We write to process life, we read to process life. Life is this thing that gives us headaches when we try to understand it, and gives us joy when we stop and simply let ourselves live. I think we think too much, but therein lies our ability to create art, it's something animals don't do, and we, strangely, are capable of. We can remember things, we can communicate things, we want to share those things with others, it's our way of spreading love. All books ever written are those little pieces of life, and when you read them, you live those lives, lives of others, and you get inspired to share yours too. That rigmarole inside you, that roly-poly nonsense, that detritus of your own life that you thought nobody would give a flying fuck about, wants out.

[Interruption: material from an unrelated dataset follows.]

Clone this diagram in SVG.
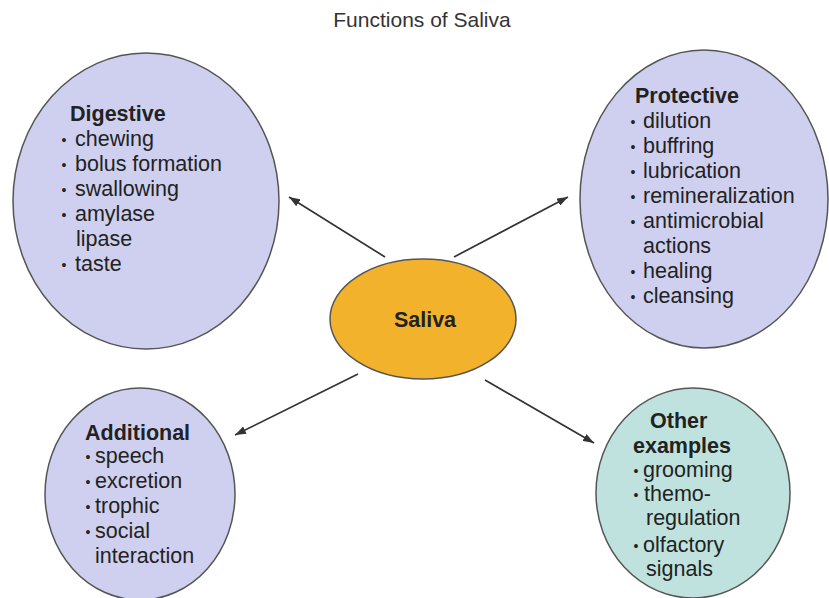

Without reading that impulse is there, yes, but it's dampened by that infernal helplessness, something someone dropped on your head when you were little acts up and start telling yourself, Oh no, I can't write, nobody would want to read my boring story, it's no good, it will perish amidst the brilliance out there, so the fuck even try? But a good book will wallop the piss out of your self-deprecating thoughts, it will pummel you silly, it will make you rise above your own head and want to write, and that is what you want. Write. Write a lot. And to write a lot, to be kicked in the ass to produce a lot of books, you have to read a lot of books, end of story.